The third theory revolves around the people using these tools. Some of these sophisticated models incorporate human feedback; they learn over time. This could happen by picking up a signal, such as which photos are being downloaded. In others, Isola said, trainers manually rate which photos they like and don’t like. Perhaps that feedback finds its way into the model. If people download artwork, which often features really dramatic sunsets and absurdly beautiful seascapes, then perhaps the tools learn that this is what people want and then offer them more of it. Alexandru Costin, vice president of generative AI at Adobe, and Zeke Koch, vice president of product management at Adobe Firefly (the company’s AI image tool), told me in an email that user feedback can actually be a factor for some AI models—a process called “reinforcement learning from human feedback,” or RLHF. They also pointed to training data as well as ratings by human raters as influencing factors. “Art generated by AI models sometimes has a particular look (especially when created using simple prompts),” they said in a statement. “This is generally due to a combination of the images used to train the image output and the taste of those training or evaluating the images.”
The fourth theory has to do with the developers of these tools. Although Adobe representatives told me their company doesn’t do anything to encourage a particular aesthetic, it’s possible that other AI makers have identified human preferences and programmed them in—basically putting their thumb on the scale and telling models to create dreamier beach scenes and fairytale-like women.
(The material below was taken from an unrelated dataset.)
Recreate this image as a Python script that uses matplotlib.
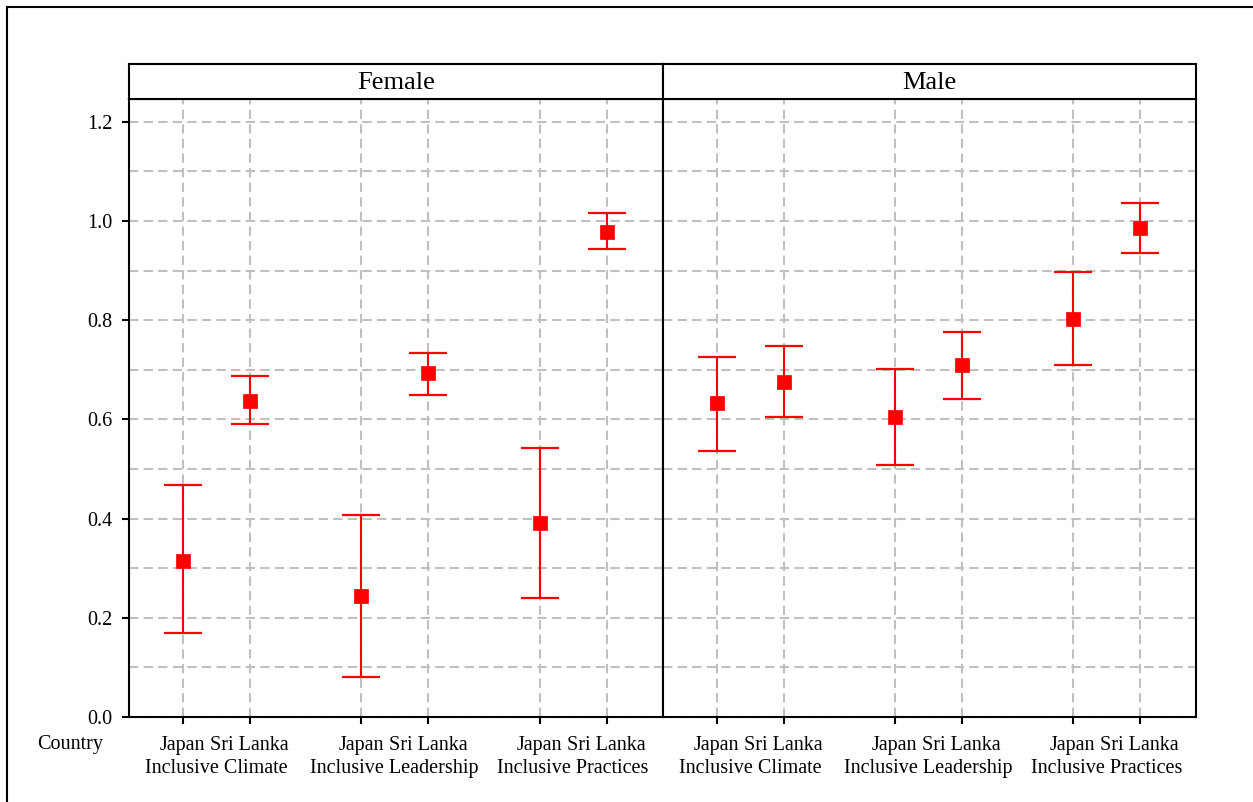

This could be intentional: if there was a market for such images, perhaps companies would focus on that. But it could also be unintentional; for example, companies do a lot of manual work in their models to combat bias, and various optimizations that favor one type of imagery over another could inadvertently result in a certain look.
More than one of these explanations could be true. In fact, that’s probably the case: Experts told me that the style we’re seeing is most likely caused by several factors at once. Ironically, all of these explanations suggest that the scary scenes we associate with AI-generated images are actually a reflection of our own human preferences taken to the extreme. It’s no surprise, then, that Facebook is full of AI-generated trash images that creators use to make money, that Etsy recently asked users to label products made with AI after a flood of junk listings, and that craft store Michaels was recently caught selling a canvas with an image partially generated by AI (the company pulled the product, calling it an “unacceptable error”).
AI imagery will soon become even more prevalent in our daily lives. For now, this art is visually distinct enough to be recognized as being made by a machine. But that could change. Technology could improve. Passos told me he sees “an attempt to deviate from” the current aesthetic “on newer models.” In fact, computer-generated art may one day lose its strange, cartoonish look and slip by unnoticed. Perhaps then we will miss the kitschy style that was once a surefire identifying feature.